My first thought upon reading this was "A GROUP OF WOMEN?" It's funny because at the BBQ on Saturday night, a group of people were talking about how it was good that AVEN's founder is a young man, because that breaks sterotypes about what kind of people want and don't want sex. The difficult thing about analyzing media portrayals of asexuality is that when people have never heard the term before (as if often the case), every word counts. For a different population, being called "a group of women" might have been a minor gaffe. And it probably still is, but it's very possible that someone could come away from that article thinking that asexuals are only women. Calling us a group of people who "don't engage in sexual activity" is also incorrect, although I guess it's more informative than "a group of people with a cake fetish".
At any rate, I'm glad that no value judgements were made-- "Asexuals in a pride parade, how UTTERLY BIZARRE!" Yes, I have very low expectations, guilty! It is indeed true that we're far behind other queer groups in terms of recognition, and I'm glad that we were included in a discussion of other people's struggle for validity.
5 comments:
If it's written in SF, what could we expect to be written if asexuals marched in Madrid or BCN?
Well, I don't think it was all that bad...the information wasn't accurate, but it wasn't negative, either. SF might be more liberal than Madrid (just a guess, from what you're saying), but that doesn't mean people know anything more about asexuality. In fact, because people are so open to different forms of sexuality (as long as you're having some kind of sex), people in SF might be even less receptive to us than elsewhere. I'm not an "all press is good press" person, but the argument could be made that any visibility is a good thing.
I'm not sure how views differ across Europe, but apparently the Germans have had sucess marching in their pride parade...
(And I will often find myself missing Spain and the delicious gummy candy you have there...)
You reported no bad face to you in the march, while a queer-identified bisexual reported bad faces to his sign last year.
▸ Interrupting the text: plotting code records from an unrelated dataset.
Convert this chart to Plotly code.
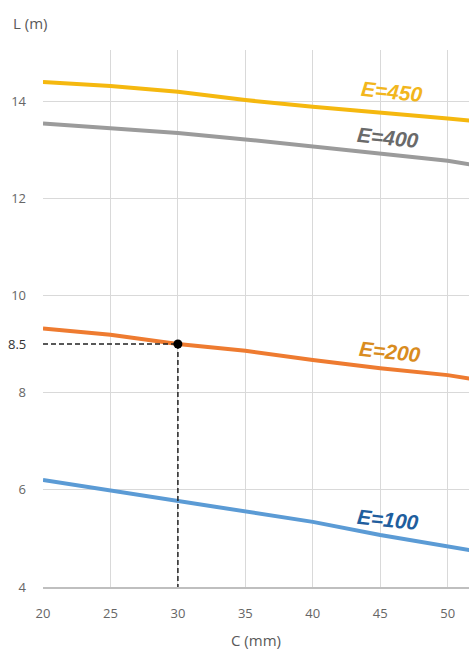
import plotly.graph_objects as go

# Data
c_mm = [20, 25, 30, 35, 40, 45, 50, 51.6]
L_E450 = [14.39, 14.31, 14.19, 14.02, 13.88, 13.75, 13.64, 13.60]
L_E400 = [13.54, 13.45, 13.34, 13.21, 13.07, 12.93, 12.77, 12.70]
L_E200 = [9.32, 9.19, 9.00, 8.86, 8.67, 8.50, 8.36, 8.29]
L_E100 = [6.20, 5.98, 5.77, 5.55, 5.34, 5.07, 4.83, 4.76]

series_names = ["E=450", "E=400", "E=200", "E=100"]
series_values = [L_E450, L_E400, L_E200, L_E100]
line_colors = ["#F5B80F", "#9B9B9B", "#EE7B30", "#5B9BD5"]
label_colors = ["#F2B61C", "#6A6A6A", "#D98C1E", "#1F5E9E"]
label_pos = [(45.9, 14.19), (45.6, 13.24), (45.7, 8.84), (45.6, 5.38)]

x_ticks = [20, 25, 30, 35, 40, 45, 50]
y_ticks = [4, 6, 8, 10, 12, 14]

read_c = 30
read_L = 9.0
read_label = "8.5"

fig = go.Figure()
for name, vals, col in zip(series_names, series_values, line_colors):
    fig.add_trace(go.Scatter(x=c_mm, y=vals, mode="lines", name=name,
                             line=dict(color=col, width=4),
                             showlegend=False, hoverinfo="skip"))

# dashed reading lines
fig.add_trace(go.Scatter(x=[20, read_c], y=[read_L, read_L], mode="lines",
                         line=dict(color="#222222", width=1.5, dash="5px,3px"),
                         showlegend=False, hoverinfo="skip"))
fig.add_trace(go.Scatter(x=[read_c, read_c], y=[read_L, 4], mode="lines",
                         line=dict(color="#222222", width=1.5, dash="5px,3px"),
                         showlegend=False, hoverinfo="skip"))
fig.add_trace(go.Scatter(x=[read_c], y=[read_L], mode="markers",
                         marker=dict(color="black", size=9),
                         showlegend=False, hoverinfo="skip"))

for name, (lx, ly), col in zip(series_names, label_pos, label_colors):
    fig.add_annotation(x=lx, y=ly, text="<b><i>" + name + "</i></b>", showarrow=False,
                       textangle=6, font=dict(family="Liberation Sans, Arial", size=21, color=col))

fig.add_annotation(x=0, xref="paper", xanchor="right", xshift=-15, y=read_L, yref="y",
                   text=read_label, showarrow=False,
                   font=dict(family="Open Sans", size=13, color="#333333"))

fig.add_annotation(x=-0.03, xref="paper", xanchor="center", y=1.0, yref="paper", yshift=27,
                   showarrow=False, yanchor="middle",
                   text="L (m)", font=dict(family="Open Sans", size=15, color="#595959"))

fig.update_layout(
    width=469, height=653,
    margin=dict(l=43, r=0, t=50, b=66),
    plot_bgcolor="white", paper_bgcolor="white",
    font=dict(family="Open Sans", size=13, color="#666666"),
)
fig.update_xaxes(range=[20, 51.58], tickvals=x_ticks, showgrid=True, gridcolor="#D9D9D9",
                 gridwidth=1, zeroline=False, showline=True, linecolor="#BFBFBF", linewidth=1.5,
                 ticks="", ticklabelstandoff=14, automargin=False,
                 title=dict(text="C (mm)", font=dict(size=15, color="#595959"), standoff=14))
fig.update_yaxes(range=[4, 15.05], tickvals=y_ticks, showgrid=True, gridcolor="#D9D9D9",
                 gridwidth=1, zeroline=False, showline=False, ticks="", ticklabelstandoff=16,
                 automargin=False)

fig.write_html("out.html", config={"displayModeBar": False},
               post_script="document.body.style.margin='0';document.body.style.overflow='hidden';")
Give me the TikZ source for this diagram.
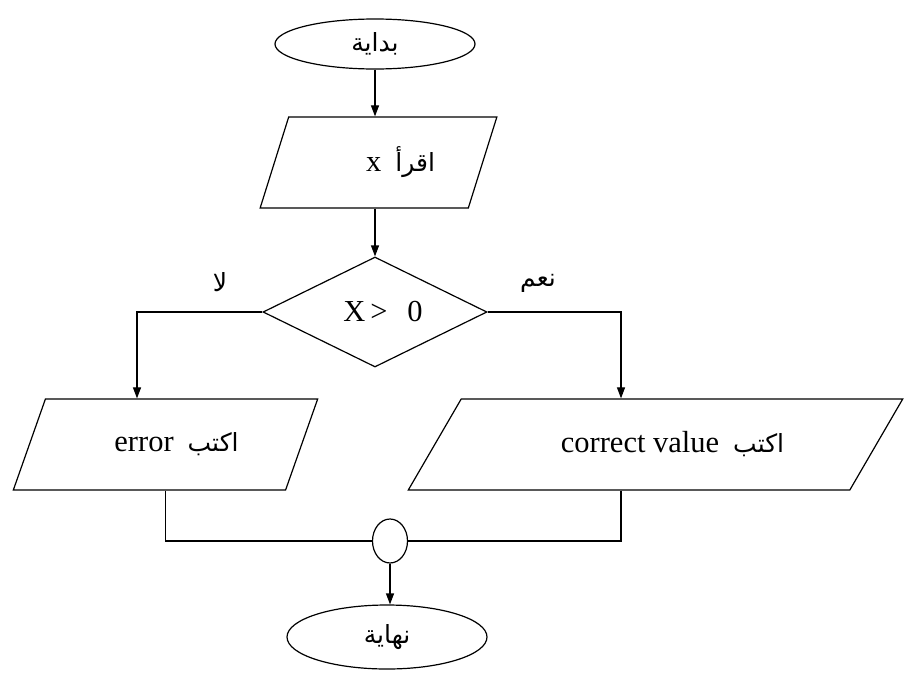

It seems to be that Madrid parade is too merchantilized, and I've read in news that in a few town (maybe including the cosmopolite BCN) there were two different marchs.
I fear the press. Even if the audience of the march were liberal enough to accept asexuals, I still fear the press. When journalists don't know what they are writing about, they usually write completely inaccurate things as facts.
Even if en SF, for being open to any sexuality, asexuality is harder to accept, I imagine that in Spain some people would say that asexuals' place is marching with the bishops and fundamentalist Catholic pro-life pro-abstinence organizations. I've read comments in this tone in Spanish liberal fora devoted to wide-understood sexuality.
unfortunately at this point visibility is so critical we can't be too picky, but you can always politely correct the editor.
I recall seeing reading that article and thinking "a group of women"!? Granted, if you look at the picture, the women do considerably outnumber the men, but it's still not remotely accurate.